■ **Written instruction**:
Print word for word the first line of the listing below and every line after it, through the line with "(srcfoot) at (100,185);". Leave out the pictures and the rest.

■ **Dataset content**:
────────────────
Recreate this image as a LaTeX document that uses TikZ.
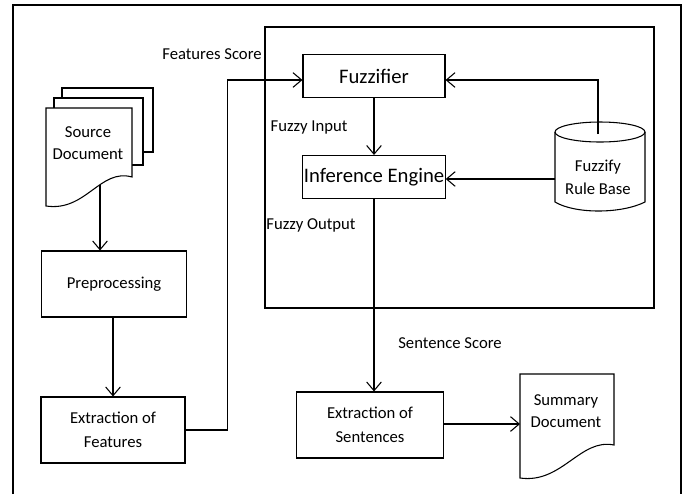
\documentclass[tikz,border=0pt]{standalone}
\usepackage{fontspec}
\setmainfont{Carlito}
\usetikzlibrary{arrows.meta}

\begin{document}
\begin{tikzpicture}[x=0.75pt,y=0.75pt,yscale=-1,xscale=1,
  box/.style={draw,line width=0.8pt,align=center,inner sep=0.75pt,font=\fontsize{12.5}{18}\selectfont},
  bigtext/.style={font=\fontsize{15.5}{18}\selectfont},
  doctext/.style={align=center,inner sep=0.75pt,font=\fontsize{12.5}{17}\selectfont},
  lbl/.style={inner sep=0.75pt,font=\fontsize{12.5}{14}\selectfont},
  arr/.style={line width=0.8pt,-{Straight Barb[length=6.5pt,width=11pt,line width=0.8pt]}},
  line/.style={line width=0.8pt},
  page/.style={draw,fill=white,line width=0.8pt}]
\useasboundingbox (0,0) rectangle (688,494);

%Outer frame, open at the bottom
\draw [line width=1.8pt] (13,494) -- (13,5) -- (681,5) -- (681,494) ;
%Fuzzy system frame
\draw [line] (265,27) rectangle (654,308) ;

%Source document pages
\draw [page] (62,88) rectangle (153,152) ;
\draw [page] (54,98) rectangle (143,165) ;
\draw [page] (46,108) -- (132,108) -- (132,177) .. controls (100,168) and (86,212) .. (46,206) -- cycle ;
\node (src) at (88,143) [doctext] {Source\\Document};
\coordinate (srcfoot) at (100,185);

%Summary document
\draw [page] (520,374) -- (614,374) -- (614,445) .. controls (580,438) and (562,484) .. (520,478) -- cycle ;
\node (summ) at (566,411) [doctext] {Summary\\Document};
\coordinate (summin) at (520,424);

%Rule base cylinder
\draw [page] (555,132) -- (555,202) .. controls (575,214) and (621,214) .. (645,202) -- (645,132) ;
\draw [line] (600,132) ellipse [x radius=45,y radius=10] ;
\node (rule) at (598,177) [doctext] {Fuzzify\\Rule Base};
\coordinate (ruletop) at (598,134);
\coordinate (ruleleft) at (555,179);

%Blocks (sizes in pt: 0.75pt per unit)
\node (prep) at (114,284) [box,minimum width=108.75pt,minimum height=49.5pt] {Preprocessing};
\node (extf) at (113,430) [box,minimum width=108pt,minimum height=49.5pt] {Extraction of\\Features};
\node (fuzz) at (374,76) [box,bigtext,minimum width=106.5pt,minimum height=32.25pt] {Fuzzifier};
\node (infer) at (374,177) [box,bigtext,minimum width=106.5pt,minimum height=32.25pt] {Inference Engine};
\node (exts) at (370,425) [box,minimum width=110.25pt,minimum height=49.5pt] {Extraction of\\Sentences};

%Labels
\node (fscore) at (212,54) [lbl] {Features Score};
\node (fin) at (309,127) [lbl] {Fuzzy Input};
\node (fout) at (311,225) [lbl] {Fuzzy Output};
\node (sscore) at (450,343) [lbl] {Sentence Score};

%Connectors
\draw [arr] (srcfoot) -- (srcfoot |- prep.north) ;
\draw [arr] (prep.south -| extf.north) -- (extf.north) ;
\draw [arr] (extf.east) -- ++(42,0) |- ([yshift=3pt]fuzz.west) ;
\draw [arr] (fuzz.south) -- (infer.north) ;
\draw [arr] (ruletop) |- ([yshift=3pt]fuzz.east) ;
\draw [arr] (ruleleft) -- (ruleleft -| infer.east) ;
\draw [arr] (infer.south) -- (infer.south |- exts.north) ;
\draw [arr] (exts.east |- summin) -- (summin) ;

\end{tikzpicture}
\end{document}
────────────────
■ **Problem solution**:
Recreate this image as a LaTeX document that uses TikZ.
\documentclass[tikz,border=0pt]{standalone}
\usepackage{fontspec}
\setmainfont{Carlito}
\usetikzlibrary{arrows.meta}

\begin{document}
\begin{tikzpicture}[x=0.75pt,y=0.75pt,yscale=-1,xscale=1,
  box/.style={draw,line width=0.8pt,align=center,inner sep=0.75pt,font=\fontsize{12.5}{18}\selectfont},
  bigtext/.style={font=\fontsize{15.5}{18}\selectfont},
  doctext/.style={align=center,inner sep=0.75pt,font=\fontsize{12.5}{17}\selectfont},
  lbl/.style={inner sep=0.75pt,font=\fontsize{12.5}{14}\selectfont},
  arr/.style={line width=0.8pt,-{Straight Barb[length=6.5pt,width=11pt,line width=0.8pt]}},
  line/.style={line width=0.8pt},
  page/.style={draw,fill=white,line width=0.8pt}]
\useasboundingbox (0,0) rectangle (688,494);

%Outer frame, open at the bottom
\draw [line width=1.8pt] (13,494) -- (13,5) -- (681,5) -- (681,494) ;
%Fuzzy system frame
\draw [line] (265,27) rectangle (654,308) ;

%Source document pages
\draw [page] (62,88) rectangle (153,152) ;
\draw [page] (54,98) rectangle (143,165) ;
\draw [page] (46,108) -- (132,108) -- (132,177) .. controls (100,168) and (86,212) .. (46,206) -- cycle ;
\node (src) at (88,143) [doctext] {Source\\Document};
\coordinate (srcfoot) at (100,185);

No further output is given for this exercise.